Victoria Braithwaite, a professor at Penn State University best known for her work on fish cognition, died at age 52 from pancreatic cancer late last month (September 30). One of the first scientists to systematically explore pain perception in fish, Braithwaite’s work stimulated debate about cognition in non-human animals, and helped inform animal welfare guidelines in scientific research.
“Victoria had an enormously successful career in trying to understand the minds of animals,” Susan Healy, a biologist at the University of St.

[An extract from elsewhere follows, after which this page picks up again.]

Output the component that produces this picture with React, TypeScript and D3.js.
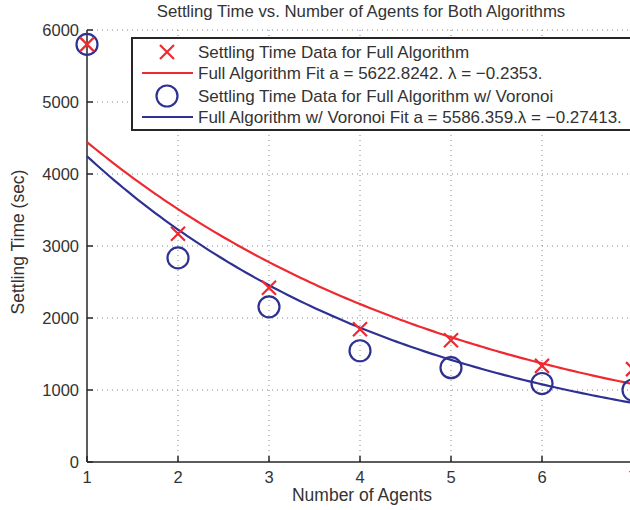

Andrews in the UK who penned an obituary for Braithwaite for The Guardian, says in a statement from Penn State. “Given that we are still trying to do this with our own species, this has been no small challenge.”
Braithwaite was born the sixth of seven children of June and Alan Braithwaite in 1967 in Bradford in the UK. After an undergraduate degree at the University of Oxford, she spent the early 1990s studying how animals use visual or other sensory information to learn—beginning with pigeons during graduate research at Oxford and shifting her focus to fish for postdoc work at the University of Glasgow.
In 1995, Braithwaite took up a lectureship at the University of Edinburgh. It was there that she coauthored two seminal and, at the time, controversial papers laying out the case that fish feel pain. The data, she and her colleagues argued, demonstrated that fish show behaviors and physiology that are consistent with pain perception, or nociception.
Although her ideas have continued to receive pushback from members of the angling community and a few biologists, the findings have been widely replicated by other researchers and incorporated into the design of welfare guidelines for the research and farming of fish in the European Union and elsewhere.
“More and more people are willing to accept the facts,” Braithwaite told Smithsonian Magazine last year. “Fish do feel pain. It’s likely different from what humans feel, but it is still a kind of pain.”
In 2007, after 12 years at Edinburgh, Braithwaite moved to Penn State, where she taught courses on animal behavior and welfare alongside her research on how the environmental conditions of salmon and trout fisheries could influence fish cognition.
Her book Do Fish Feel Pain?, which presented her findings for a lay audience, was published in 2010. Reviewing the work for The Quarterly Review of Biology, Gil Rosenthal of Texas A&M University wrote that “Braithwaite is at her best when conveying the sophistication of fish behavior, and that sophistication alone should give pause to anyone who derives joy from dragging a live animal around by a hook through the mouth.”
A diagnosis of pancreatic cancer came as Braithwaite was preparing to move to Berlin to become the director of the IGB Leibniz-Institute of Freshwater Ecology and Inland Fisheries.
Margaret Brittingham, a professor of wildlife resources at Penn State and Braithwaite’s colleague, says in the university statement that even faced with this news, Braithwaite maintained an upbeat and curious attitude towards the world.
“She never asked, ‘Why me?’” Brittingham says. “Instead, she noted that her tumor was of an incredibly rare type and marveled at the infinitesimal odds that she developed it. She remained positive until the end; it’s how she lived her entire life.”
Braithwaite is survived by five siblings, her two sons, James and Matthew, and two grandchildren.